Why would a good God take His children on paths unknown rather than just answer their prayers?
“For my thoughts are not your thoughts, nor are your ways my ways—oracle of the LORD. For as the heavens are higher than the earth, so are my ways higher than your ways, my thoughts higher than your thoughts.”
Is 55:8-9
Our God is not like us—fickle, driven by feelings, and shortsighted. He is Father, Son, and Spirit—Lord of Heaven and Earth. He is love and cannot do anything contrary to love and truth. He is good. Everything He does is for our good.
This is hard to understand for our capricious minds, especially from our perspective. We cannot see what God sees or know what He knows. The veil between us hides the ultimate benefits. We cannot readily observe the fruit that may come from unanswered prayers or continued suffering.
We demand results and proof. We want to comprehend how something unrelenting could positively impact someone or something else. How could my pain somehow be another’s gain and produce good?
We are simply asked to trust and surrender because God does not owe us answers.
“Yet just as from the heavens the rain and snow come down and do not return there till they have watered the earth, making it fertile and fruitful, giving seed to the one who sows and bread to the one who eats, so shall my word be that goes forth from my mouth; it shall not return to me empty, but shall do what pleases me, achieving the end for which I sent it.”
Is 55:10-11
His way is the highway that leads to bliss and eternal reward, while our way can lead to brokenness, pain, and failure. It might be a wild ride filled with temporary pleasures, but what goes up will eventually come down.
Life without God is no life at all.
My plans did not have an eternal trajectory. God’s permissive will, in honoring my freedom, still offered me alternatives to continue to choose Him over myself.

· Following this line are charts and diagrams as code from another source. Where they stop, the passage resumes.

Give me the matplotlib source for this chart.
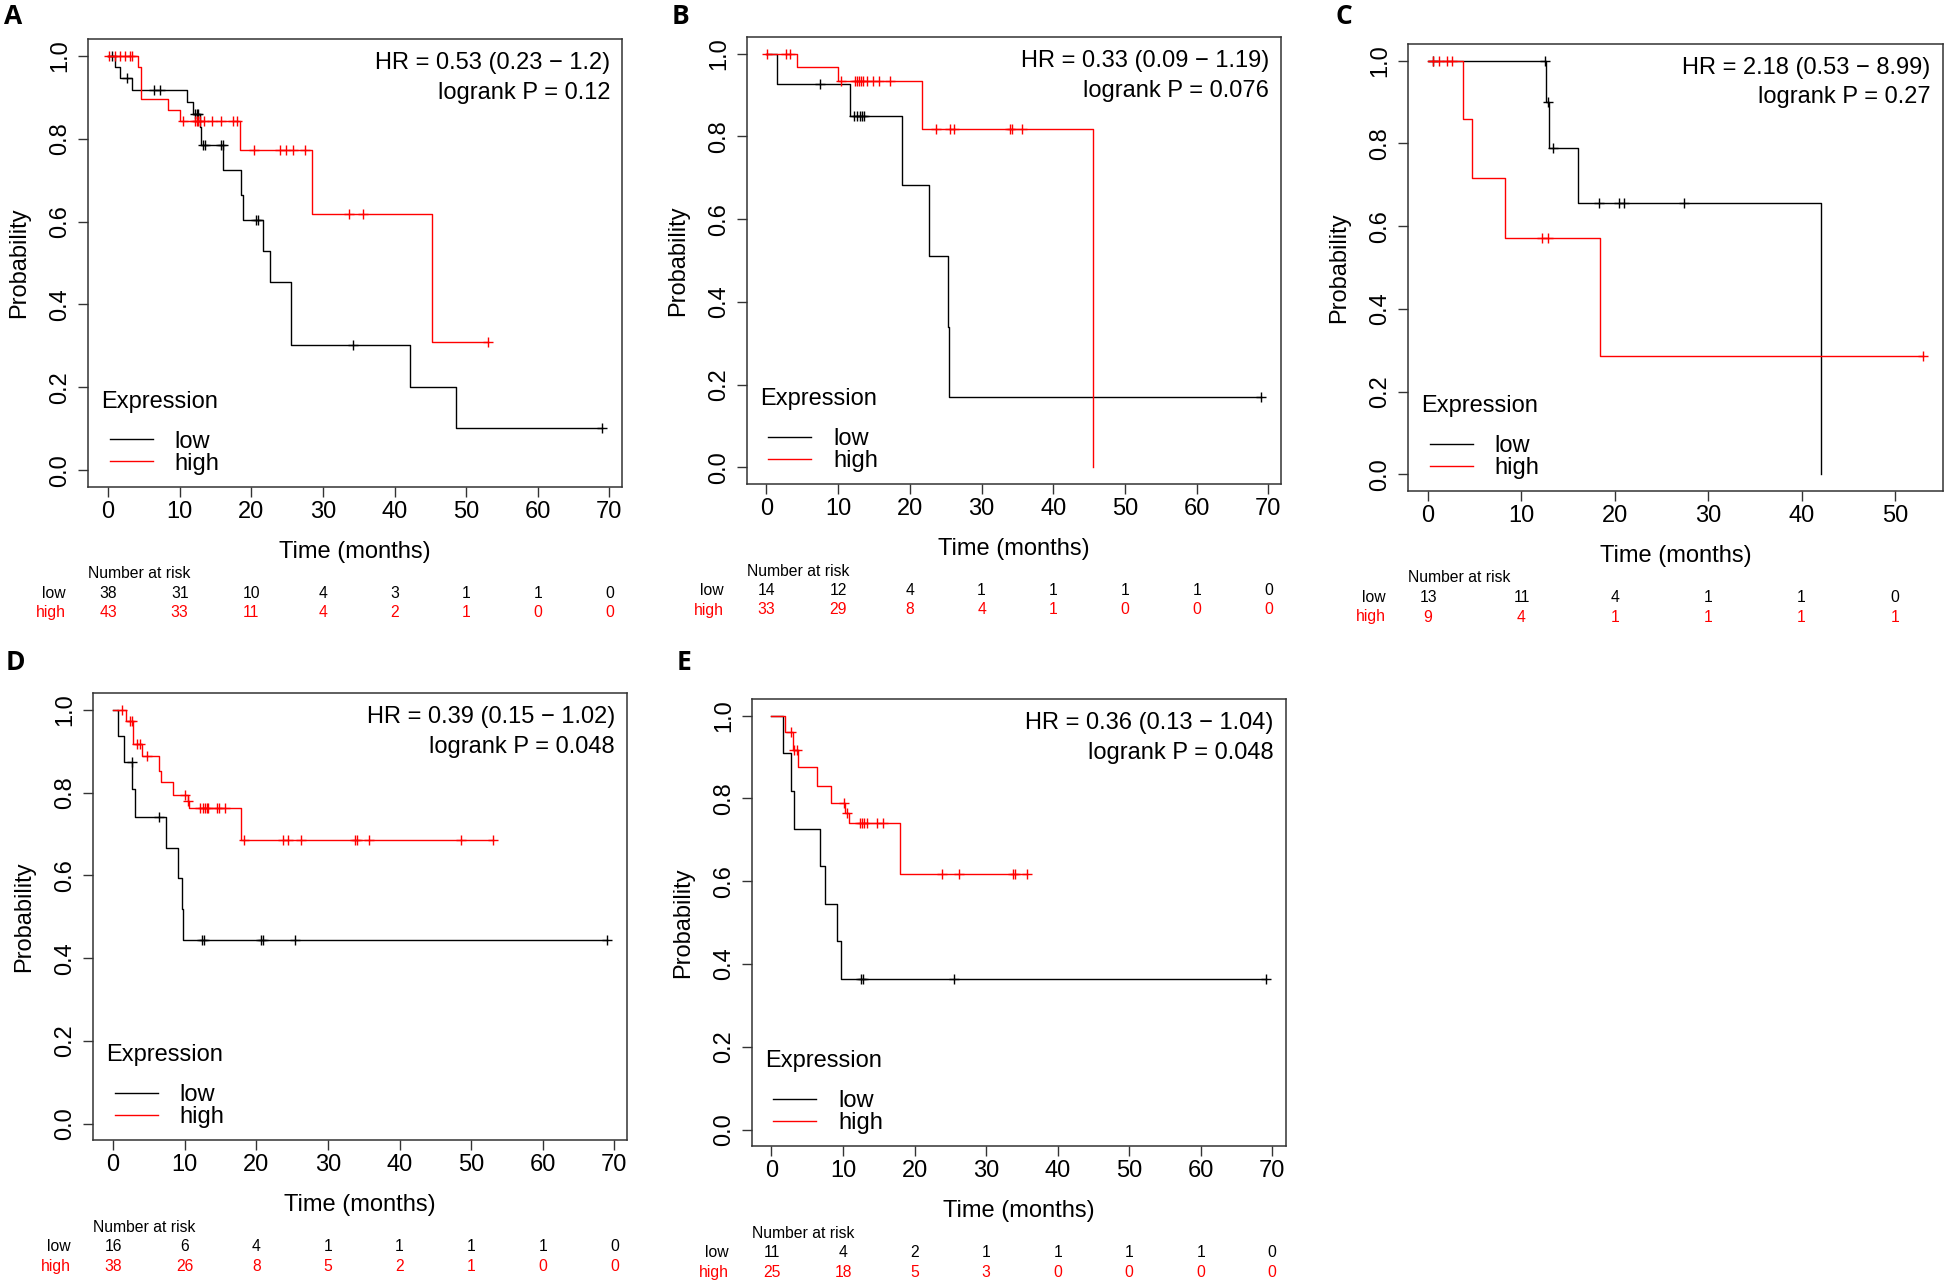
import numpy as np
import matplotlib.pyplot as plt
import matplotlib.transforms as mtransforms

plt.rcParams['font.family'] = ['Liberation Sans', 'DejaVu Sans']

# ---- panel A ----
a_low_t = [1.0, 1.6, 3.4, 11.0, 11.9, 12.8, 13.0, 16.1, 18.5, 18.9, 21.7, 22.6, 25.5, 42.1, 48.6]
a_low_s = [0.973, 0.946, 0.918, 0.889, 0.860, 0.829, 0.786, 0.725, 0.665, 0.605, 0.530, 0.454, 0.302, 0.201, 0.101]
a_low_c = [0.6, 2.7, 6.4, 7.3, 12.2, 12.4, 12.6, 13.3, 13.6, 15.7, 16.0, 20.7, 21.0, 34.2, 69.0]
a_high_t = [4.2, 4.6, 8.3, 10.0, 18.4, 28.5, 45.3]
a_high_s = [0.973, 0.897, 0.870, 0.843, 0.773, 0.618, 0.309]
a_high_c = [0.2, 0.9, 1.6, 2.3, 3.0, 3.4, 10.5, 12.2, 12.4, 12.6, 12.8, 13.4, 14.5, 15.7, 17.4, 18.0,
            20.4, 24.0, 24.8, 25.8, 27.5, 33.6, 35.6, 53.0]
a_risk_low = [38, 31, 10, 4, 3, 1, 1, 0]
a_risk_high = [43, 33, 11, 4, 2, 1, 0, 0]
a_stats = ["HR = 0.53 (0.23 \u2212 1.2)", "logrank P = 0.12"]

# ---- panel B ----
b_low_t = [1.45, 11.7, 18.9, 22.6, 25.3, 25.5]
b_low_s = [0.928, 0.850, 0.682, 0.510, 0.340, 0.170]
b_low_c = [7.5, 12.2, 12.6, 13.0, 13.3, 13.6, 69.0]
b_high_t = [4.3, 10.0, 21.7, 45.5]
b_high_s = [0.967, 0.933, 0.817, 0.0]
b_high_c = [0.1, 2.7, 3.3, 10.4, 12.3, 12.6, 12.9, 13.2, 13.5, 14.0, 14.9, 15.7, 17.2,
            23.7, 25.6, 26.1, 33.9, 34.3, 35.7]
b_risk_low = [14, 12, 4, 1, 1, 1, 1, 0]
b_risk_high = [33, 29, 8, 4, 1, 0, 0, 0]
b_stats = ["HR = 0.33 (0.09 \u2212 1.19)", "logrank P = 0.076"]

# ---- panel C ----
c_low_t = [12.6, 13.0, 16.1, 42.1]
c_low_s = [0.900, 0.788, 0.655, 0.0]
c_low_c = [0.5, 12.5, 12.85, 13.4, 18.3, 20.4, 21.0, 27.4]
c_high_t = [3.7, 4.7, 8.2, 18.4]
c_high_s = [0.858, 0.716, 0.572, 0.286]
c_high_c = [0.5, 1.2, 2.0, 2.6, 12.2, 12.8, 53.0]
c_risk_low = [13, 11, 4, 1, 1, 0]
c_risk_high = [9, 4, 1, 1, 1, 1]
c_stats = ["HR = 2.18 (0.53 \u2212 8.99)", "logrank P = 0.27"]

# ---- panel D ----
d_low_t = [0.7, 1.5, 2.7, 3.1, 7.4, 9.1, 9.6, 9.8]
d_low_s = [0.938, 0.875, 0.808, 0.741, 0.667, 0.593, 0.518, 0.444]
d_low_c = [2.6, 6.4, 12.4, 12.7, 20.6, 21.0, 25.4, 69.0]
d_high_t = [1.8, 2.8, 4.0, 6.4, 6.7, 8.4, 10.4, 10.6, 17.9]
d_high_s = [0.974, 0.918, 0.888, 0.853, 0.826, 0.794, 0.779, 0.762, 0.686]
d_high_c = [1.25, 2.3, 2.6, 3.3, 3.8, 4.7, 10.1, 10.5, 12.2, 12.5, 12.8, 13.1, 13.3, 14.5, 14.8, 15.6,
            18.3, 23.7, 24.4, 26.2, 33.8, 34.1, 35.7, 48.6, 53.1]
d_risk_low = [16, 6, 4, 1, 1, 1, 1, 0]
d_risk_high = [38, 26, 8, 5, 2, 1, 0, 0]
d_stats = ["HR = 0.39 (0.15 \u2212 1.02)", "logrank P = 0.048"]

# ---- panel E ----
e_low_t = [1.6, 2.7, 3.2, 6.8, 7.5, 9.2, 9.7]
e_low_s = [0.909, 0.818, 0.727, 0.636, 0.545, 0.455, 0.364]
e_low_c = [12.5, 12.8, 25.5, 69.1]
e_high_t = [1.85, 3.0, 3.7, 6.4, 8.3, 10.3, 10.8, 17.9]
e_high_s = [0.960, 0.918, 0.875, 0.831, 0.788, 0.765, 0.741, 0.617]
e_high_c = [2.7, 3.2, 3.6, 10.1, 10.5, 12.4, 12.6, 12.9, 13.4, 14.7, 15.6, 23.8, 26.2, 33.8, 34.1, 35.7]
e_risk_low = [11, 4, 2, 1, 1, 1, 1, 0]
e_risk_high = [25, 18, 5, 3, 0, 0, 0, 0]
e_stats = ["HR = 0.36 (0.13 \u2212 1.04)", "logrank P = 0.048"]

ticks70 = [0, 10, 20, 30, 40, 50, 60, 70]
ticks50 = [0, 10, 20, 30, 40, 50]

W, H = 1946, 1283
LOW_COL, HIGH_COL = 'black', '#ff0000'
FS = 17        # main text size
FS_RISK = 11.3  # number-at-risk table

# panel boxes in pixels: left, top, right, bottom ; letter centre in pixels
panels = [
    ('A', (88.3, 39.3, 622, 486.7), (a_low_t, a_low_s, a_low_c), (a_high_t, a_high_s, a_high_c),
     a_risk_low, a_risk_high, a_stats, ticks70, (13, 17)),
    ('B', (746.7, 37.2, 1281, 484), (b_low_t, b_low_s, b_low_c), (b_high_t, b_high_s, b_high_c),
     b_risk_low, b_risk_high, b_stats, ticks70, (680, 16)),
    ('C', (1408.3, 44, 1942.7, 491), (c_low_t, c_low_s, c_low_c), (c_high_t, c_high_s, c_high_c),
     c_risk_low, c_risk_high, c_stats, ticks50, (1344, 17)),
    ('D', (93.3, 693.3, 627, 1140.3), (d_low_t, d_low_s, d_low_c), (d_high_t, d_high_s, d_high_c),
     d_risk_low, d_risk_high, d_stats, ticks70, (15, 662)),
    ('E', (751.7, 699.1, 1285.6, 1146.3), (e_low_t, e_low_s, e_low_c), (e_high_t, e_high_s, e_high_c),
     e_risk_low, e_risk_high, e_stats, ticks70, (684, 663)),
]


def draw_curve(ax, t_ev, s_ev, cens, color):
    t_end = max(max(t_ev), max(cens))
    x = [0] + list(t_ev) + [t_end]
    y = [1] + list(s_ev) + [s_ev[-1]]
    line, = ax.step(x, y, where='post', color=color, lw=1.0)
    levels = np.array([1] + list(s_ev))
    idx = np.searchsorted(np.array(t_ev), np.array(cens), side='right')
    ax.plot(cens, levels[idx], ls='none', marker='+', ms=7.5, mew=1.0, color=color)
    return line


fig = plt.figure(figsize=(W / 100, H / 100), dpi=100)

for letter, (l, t, r, b), low, high, r_low, r_high, stats, ticks, lpos in panels:
    w, h = r - l, b - t
    ax = fig.add_axes([l / W, 1 - b / H, w / W, h / H])
    ln_low = draw_curve(ax, *low, LOW_COL)
    ln_high = draw_curve(ax, *high, HIGH_COL)

    tmax = max(max(low[0]), max(low[2]), max(high[0]), max(high[2]))
    ax.set_xlim(-0.04 * tmax, 1.04 * tmax)
    ax.set_ylim(-0.04, 1.04)
    ax.set_xticks(ticks)
    ax.set_yticks([0, 0.2, 0.4, 0.6, 0.8, 1.0])
    ax.set_yticklabels(['0.0', '0.2', '0.4', '0.6', '0.8', '1.0'])
    ax.tick_params(labelsize=FS, length=7.2, width=1.0, direction='out', color='#333333')
    ax.tick_params(axis='x', pad=3)
    ax.tick_params(axis='y', pad=5, labelrotation=90)
    for lab in ax.get_yticklabels():
        lab.set_va('center')
    for sp in ax.spines.values():
        sp.set_linewidth(1.1)
        sp.set_color('#333333')

    ax.set_xlabel('Time (months)', fontsize=FS, va='center')
    ax.xaxis.set_label_coords(0.5, -65 / h)
    ax.set_ylabel('Probability', fontsize=FS, va='center')
    ax.yaxis.set_label_coords(-68.7 / w, 0.5)

    ax.text(1 - 12 / w, 1 - 24 / h, stats[0], transform=ax.transAxes, ha='right', va='center', fontsize=FS)
    ax.text(1 - 12 / w, 1 - 53.4 / h, stats[1], transform=ax.transAxes, ha='right', va='center', fontsize=FS)

    ax.text(13 / w, 85 / h, 'Expression', transform=ax.transAxes, ha='left', va='center', fontsize=FS)
    ax.legend([ln_low, ln_high], ['low', 'high'], loc='lower left', bbox_to_anchor=(21.7 / w, 12 / h),
              frameon=False, fontsize=FS, handlelength=1.82, handletextpad=0.92,
              labelspacing=0.0, borderpad=0, borderaxespad=0)

    # number at risk table
    tr = mtransforms.blended_transform_factory(ax.transData, fig.transFigure)
    fig.text(l / W, 1 - (b + 87) / H, 'Number at risk', ha='left', va='center', fontsize=FS_RISK)
    fig.text((l - 22.6) / W, 1 - (b + 106.5) / H, 'low', ha='right', va='center',
             fontsize=FS_RISK, color=LOW_COL)
    fig.text((l - 22.6) / W, 1 - (b + 126) / H, 'high', ha='right', va='center',
             fontsize=FS_RISK, color=HIGH_COL)
    for xt, nl, nh in zip(ticks, r_low, r_high):
        ax.text(xt, 1 - (b + 106.5) / H, str(nl), transform=tr, ha='center', va='center',
                fontsize=FS_RISK, color=LOW_COL, clip_on=False)
        ax.text(xt, 1 - (b + 126) / H, str(nh), transform=tr, ha='center', va='center',
                fontsize=FS_RISK, color=HIGH_COL, clip_on=False)

    fig.text(lpos[0] / W, 1 - lpos[1] / H, letter, ha='center', va='center',
             fontsize=19, fontweight='bold', family=['Open Sans', 'DejaVu Sans'])

fig.savefig('out.png', dpi=100)
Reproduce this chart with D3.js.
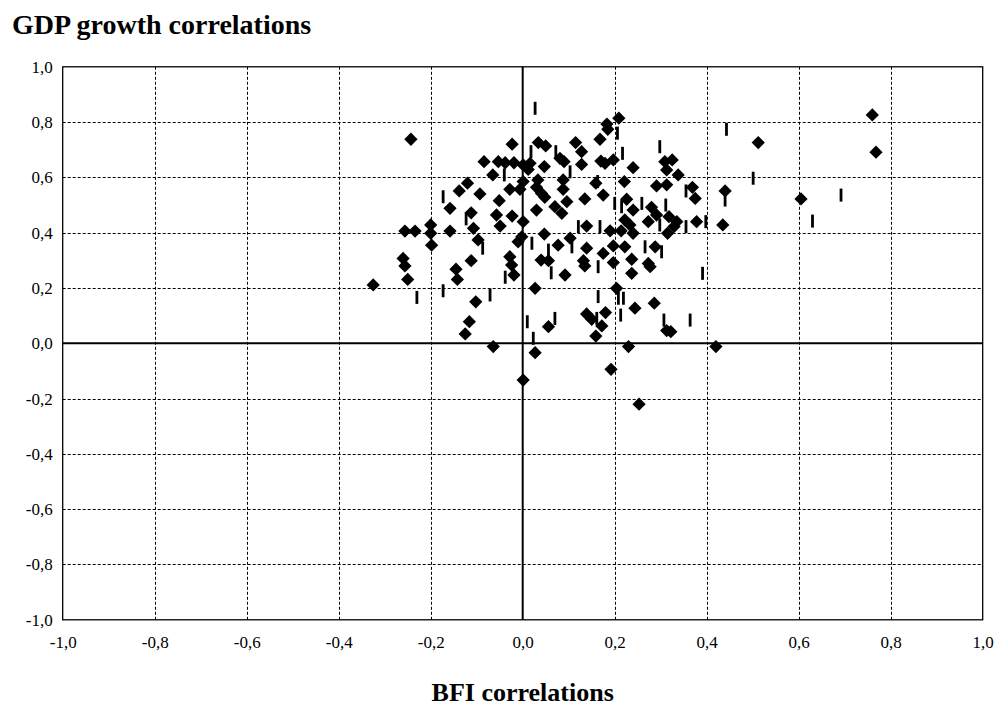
<!DOCTYPE html>
<html>
<head>
<meta charset="utf-8">
<script src="https://cdn.jsdelivr.net/npm/d3@7"></script>
<style>
  html, body { margin: 0; padding: 0; background: #fff; }
  svg { display: block; }
  .tick text { font-family: 'Liberation Serif', 'Times New Roman', serif !important; font-size: 17px !important; fill: #000; }
</style>
</head>
<body>
<svg id="chart" width="1002" height="719"></svg>
<script>
// Correlation pairs: BFI correlation (x) vs GDP growth correlation (y)
const diamondBFI = [
  -0.325, -0.243, -0.256, -0.234, -0.260, -0.256, -0.250, -0.200, -0.200, -0.198,
  -0.158, -0.158, -0.138, -0.120, -0.112, -0.107, -0.097, -0.093, -0.084, -0.065,
  -0.053, -0.038, -0.019, 0.001, -0.023, -0.051, -0.057, -0.049, -0.023, -0.028,
  -0.006, 0.001, 0.001, -0.002, -0.010, -0.112, -0.145, -0.142, -0.028, -0.024,
  -0.019, -0.102, -0.116, -0.125, -0.064, 0.001,
  0.209, 0.183, 0.185, 0.168, 0.115, 0.034, 0.050, 0.128, 0.170, 0.179,
  0.197, 0.081, 0.090, 0.128, 0.240, 0.309, 0.325, 0.313, 0.338, 0.016,
  0.012, 0.047, 0.033, 0.088, 0.159, 0.221, 0.291, 0.313, 0.030, 0.041,
  0.048, 0.088, 0.175, 0.135, 0.226, 0.030, 0.070, 0.096, 0.085, 0.240,
  0.280, 0.291, 0.318, 0.335, 0.273, 0.222, 0.233, 0.240, 0.315, 0.139,
  0.190, 0.214, 0.047, 0.103, 0.077, 0.139, 0.197, 0.222, 0.288, 0.040,
  0.056, 0.092, 0.132, 0.135, 0.175, 0.197, 0.237, 0.237, 0.273, 0.277,
  0.027, 0.204, 0.244, 0.286, 0.139, 0.150, 0.180, 0.172, 0.159, 0.056,
  0.027, 0.230, 0.192, 0.253, 0.313, 0.322, 0.420, 0.760, 0.768, 0.512,
  0.369, 0.375, 0.440, 0.378, 0.435, 0.605, 0.329
];
const diamondGDP = [
  0.211, 0.738, 0.406, 0.406, 0.307, 0.280, 0.231, 0.428, 0.398, 0.355,
  0.406, 0.488, 0.551, 0.579, 0.472, 0.416, 0.374, 0.540, 0.657, 0.609,
  0.657, 0.653, 0.653, 0.645, 0.720, 0.516, 0.464, 0.424, 0.460, 0.557,
  0.557, 0.585, 0.440, 0.385, 0.367, 0.299, 0.268, 0.231, 0.313, 0.283,
  0.247, 0.150, 0.078, 0.034, -0.012, -0.133,
  0.814, 0.793, 0.774, 0.738, 0.726, 0.726, 0.714, 0.693, 0.659, 0.651,
  0.663, 0.669, 0.657, 0.647, 0.635, 0.657, 0.663, 0.627, 0.609, 0.651,
  0.629, 0.639, 0.591, 0.591, 0.579, 0.585, 0.569, 0.573, 0.564, 0.542,
  0.528, 0.557, 0.536, 0.522, 0.521, 0.482, 0.494, 0.512, 0.470, 0.482,
  0.492, 0.464, 0.458, 0.440, 0.440, 0.446, 0.428, 0.398, 0.398, 0.424,
  0.407, 0.407, 0.395, 0.380, 0.355, 0.344, 0.352, 0.349, 0.349, 0.301,
  0.299, 0.247, 0.299, 0.280, 0.325, 0.292, 0.304, 0.253, 0.289, 0.277,
  0.199, 0.199, 0.127, 0.145, 0.106, 0.087, 0.111, 0.063, 0.026, 0.060,
  -0.034, -0.012, -0.094, -0.220, 0.046, 0.042, -0.012, 0.826, 0.691, 0.726,
  0.564, 0.524, 0.551, 0.440, 0.428, 0.522, 0.422
];
const dashBFI = [
  0.027, 0.206, 0.298, 0.217, 0.018, 0.072, 0.103, -0.040, 0.163, -0.173,
  0.200, 0.215, 0.259, 0.311, -0.123, 0.298, 0.121, 0.168, 0.355, 0.020,
  0.056, 0.107, 0.266, 0.302, -0.087, 0.062, 0.164, -0.038, -0.230, -0.173,
  -0.071, 0.164, 0.208, 0.219, 0.213, 0.010, 0.070, 0.161, 0.307, 0.364,
  0.023, 0.391, 0.443, 0.501, 0.440, 0.398, 0.692, 0.630, 0.355
];
const dashGDP = [
  0.850, 0.760, 0.711, 0.687, 0.693, 0.693, 0.620, 0.609, 0.585, 0.530,
  0.506, 0.494, 0.506, 0.500, 0.450, 0.428, 0.422, 0.422, 0.422, 0.362,
  0.337, 0.349, 0.349, 0.331, 0.344, 0.255, 0.277, 0.239, 0.166, 0.190,
  0.175, 0.169, 0.163, 0.163, 0.102, 0.078, 0.090, 0.090, 0.084, 0.084,
  0.018, 0.253, 0.774, 0.597, 0.518, 0.440, 0.536, 0.442, 0.551
];
const tickValues = [-1.0, -0.8, -0.6, -0.4, -0.2, 0.0, 0.2, 0.4, 0.6, 0.8, 1.0];
const titleText = "GDP growth correlations";
const xTitleText = "BFI correlations";

(function draw() {
  const svg = d3.select("#chart");
  const plotL = 62.7, plotR = 982.7, plotT = 66.8, plotB = 619.8;

  const x = d3.scaleLinear().domain([-1, 1]).range([plotL, plotR]);
  const y = d3.scaleLinear().domain([-1, 1]).range([plotB, plotT]);
  const fmt = v => d3.format(".1f")(v).replace(".", ",").replace("\u2212", "-");

  const serif = "'Liberation Serif', 'Times New Roman', serif";
  const inner = tickValues.filter(v => v !== -1 && v !== 1 && v !== 0);

  // dashed gridlines
  const grid = svg.append("g");
  grid.selectAll("line.gx").data(inner)
    .join("line").attr("class", "gx")
    .attr("x1", d => Math.round(x(d)) + 0.5).attr("x2", d => Math.round(x(d)) + 0.5)
    .attr("y1", plotT).attr("y2", plotB)
    .attr("stroke", "#000").attr("stroke-width", 1)
    .attr("stroke-dasharray", "3,2");
  grid.selectAll("line.gy").data(inner)
    .join("line").attr("class", "gy")
    .attr("x1", plotL).attr("x2", plotR)
    .attr("y1", d => Math.round(y(d)) + 0.5).attr("y2", d => Math.round(y(d)) + 0.5)
    .attr("stroke", "#000").attr("stroke-width", 1)
    .attr("stroke-dasharray", "3,2");

  // plot frame
  svg.append("rect")
    .attr("x", plotL).attr("y", plotT)
    .attr("width", plotR - plotL).attr("height", plotB - plotT)
    .attr("fill", "none").attr("stroke", "#000").attr("stroke-width", 1.3);

  // zero axes
  svg.append("line")
    .attr("x1", x(0)).attr("x2", x(0)).attr("y1", plotT).attr("y2", plotB)
    .attr("stroke", "#000").attr("stroke-width", 2);
  svg.append("line")
    .attr("x1", plotL).attr("x2", plotR).attr("y1", y(0)).attr("y2", y(0))
    .attr("stroke", "#000").attr("stroke-width", 2);

  // tick labels via d3 axes (axis lines hidden)
  const xAxisGen = d3.axisBottom(x).tickValues(tickValues).tickFormat(fmt).tickSize(0).tickPadding(16);
  const yAxisGen = d3.axisLeft(y).tickValues(tickValues).tickFormat(fmt).tickSize(0).tickPadding(10);
  svg.append("g").attr("class", "axis")
    .attr("transform", `translate(0,${plotB})`)
    .call(xAxisGen);
  svg.append("g").attr("class", "axis")
    .attr("transform", `translate(${plotL},0)`)
    .call(yAxisGen);
  svg.selectAll("g.axis")
    .attr("font-family", serif).attr("font-size", 17);
  svg.selectAll("g.axis .domain").remove();
  svg.selectAll("g.axis .tick text")
    .attr("font-family", serif).attr("font-size", 17).attr("fill", "#000");

  // dash-marker series
  svg.append("g").selectAll("rect")
    .data(dashBFI.map((v, i) => [v, dashGDP[i]]))
    .join("rect")
    .attr("x", d => x(d[0]) - 1.4).attr("y", d => y(d[1]) - 6.5)
    .attr("width", 2.8).attr("height", 13)
    .attr("fill", "#000");

  // diamond series
  const diamond = d3.symbol().type(d3.symbolSquare).size(88);
  svg.append("g").selectAll("path")
    .data(diamondBFI.map((v, i) => [v, diamondGDP[i]]))
    .join("path")
    .attr("d", diamond)
    .attr("transform", d => `translate(${x(d[0])},${y(d[1])}) rotate(45)`)
    .attr("fill", "#000");

  // titles
  svg.append("text")
    .attr("x", 12).attr("y", 34)
    .style("font-family", serif).style("font-weight", "bold").style("font-size", "28px")
    .text(titleText);
  svg.append("text")
    .attr("x", (plotL + plotR) / 2).attr("y", 701)
    .attr("text-anchor", "middle")
    .style("font-family", serif).style("font-weight", "bold").style("font-size", "26px")
    .text(xTitleText);
})();
</script>
</body>
</html>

God made straight my crooked paths.
Giving God access to what little I have gives him my everything to amplify into more. By cooperating with His grace, my tiny little yes permitted God to work through and with me. It allowed me to participate in His saving actions. By teaching, writing, and working in collaboration with God, I gain the privilege to speak the Gospel anew through the lens of my experiences.
The baptized are gifted and invited to share their talents for His good purposes. No one is left empty-handed. We receive so much more than we give. I can tell you firsthand that it has been my honor to work beside so many faithful Catholics in our collective yes to God, doing what He asks us to do through our own giftedness.
Reflecting on my yes, given so many decades ago, I am utterly amazed at what He accomplished through me. We taught, fed, prayed, and touched countless souls.
When I use my God-given gifts, the task is easy and the burden lighter. To my benefit, it produced passion and purpose, joy and energy, and the confirmation that with God, anything is possible—including miracles.
Because even I, the almost-nurse, kind of chef, all-in mommy, and Jane-of-all-trades, can make a significant difference.
The same is true for you.

What a cute picture of you, Barb! So sweet.
As always, I love your words. I especially loved:
We are simply asked to trust and surrender because God does not owe us answers.
So, so true. He always has something better thank I could have imagined, so I continue
to work on trust and surrendering to His Almighty and Perfect Plan.
Thank you, Barb, the Greater!
What a beautiful read. I remember reading that God answers every prayer that comes his way. Yes, no, not yet. Through trial and error of our own making it’s interesting to look back and think about what I thought was going to be my career or future. God knew what was best for me when He gave me my husband and babies. He had to do some extra work but I’m so grateful for all the deep ‘chips’ that created this life.
Well put Melissa. Thank you for sharing.
God is so good
Very beautiful, Barb… just like you!
Reading this leads us to believe that our path in life has many turns. Has you relay your path one only wonders if we take for granted on the path we are given.
My only hope is that I stay true to my path with our Lord this best way possible as he has given it to me.
Awesome article. Your picture gives clarity of your smile that represents you genuinely.